[ weird things ] | if an astronaut falls into a black hole, will he turn into quantum fuzz?

if an astronaut falls into a black hole, will he turn into quantum fuzz?

Let's say the worst happened and you've been sucked into a black hole as your body was torn apart. So, what happens to you next?
astronaut in warp field

Falling into a black hole is a confusing and complicated business, rife with paradoxes and weird quantum effects to reconcile. About a month ago, we looked at black holes’ interactions with the outside world when something falls into them, and today, we’re going to look into the other side of the fall. Conventional wisdom holds that inside a black hole gravity is exponentially increasing until time, space, and energy as we know it completely break down as the singularity. Notice I’m not talking about matter at all because at such tremendous gravitational forces and with searing temperatures in the trillions of degrees, matter simply can’t exist anymore. Movies imagine that singularity as some sort of mysterious portal where anything can happen, while in reality, we’re clueless about what it looks like or even if it really exists. We don’t even know if anything makes it down to the singularity in the first place. But what we do know is that somewhere, whatever is swallowed by the black hole should persist in some weird quantum state because we don’t see any evidence for black holes violating the first law of thermodynamics. Enter the fuzzball.

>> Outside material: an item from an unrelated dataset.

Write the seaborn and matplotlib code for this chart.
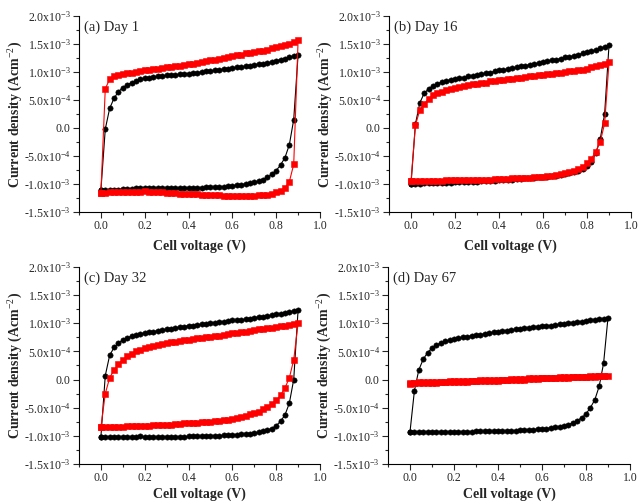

Quantum fuzzballs aren’t really objects or boundary layers as we know them. Instead, they’re a tangle of quarks and gluons made up of the matter that gave rise to the black hole and what it’s been eating over its lifetime. They don’t have singularities, just loops of raw energy trapped by the immense gravitational forces exerted on them. On the one hand, thinking of a black hole as just a hyper-dense fuzzball eliminates the anomalies and paradoxes inherent in descriptions of singularities, but on the other, simply making a problem go away with equations doesn’t mean it was solved. And that’s the real problem with quantum fuzzballs. They appear as exotic math in general relativity being extended deep into a realm where its predictive powers begin to fail, so while it’s entirely possible that we identified in what direction we need to explore and what we’d expect were we to look into a black hole, it’s equally likely that the classic idea of their anatomy still holds. Unless we drop something into one of those gravitational zombies nearby, we won’t know if the current toy models of what lies inside of it are right. All we have is conjecture.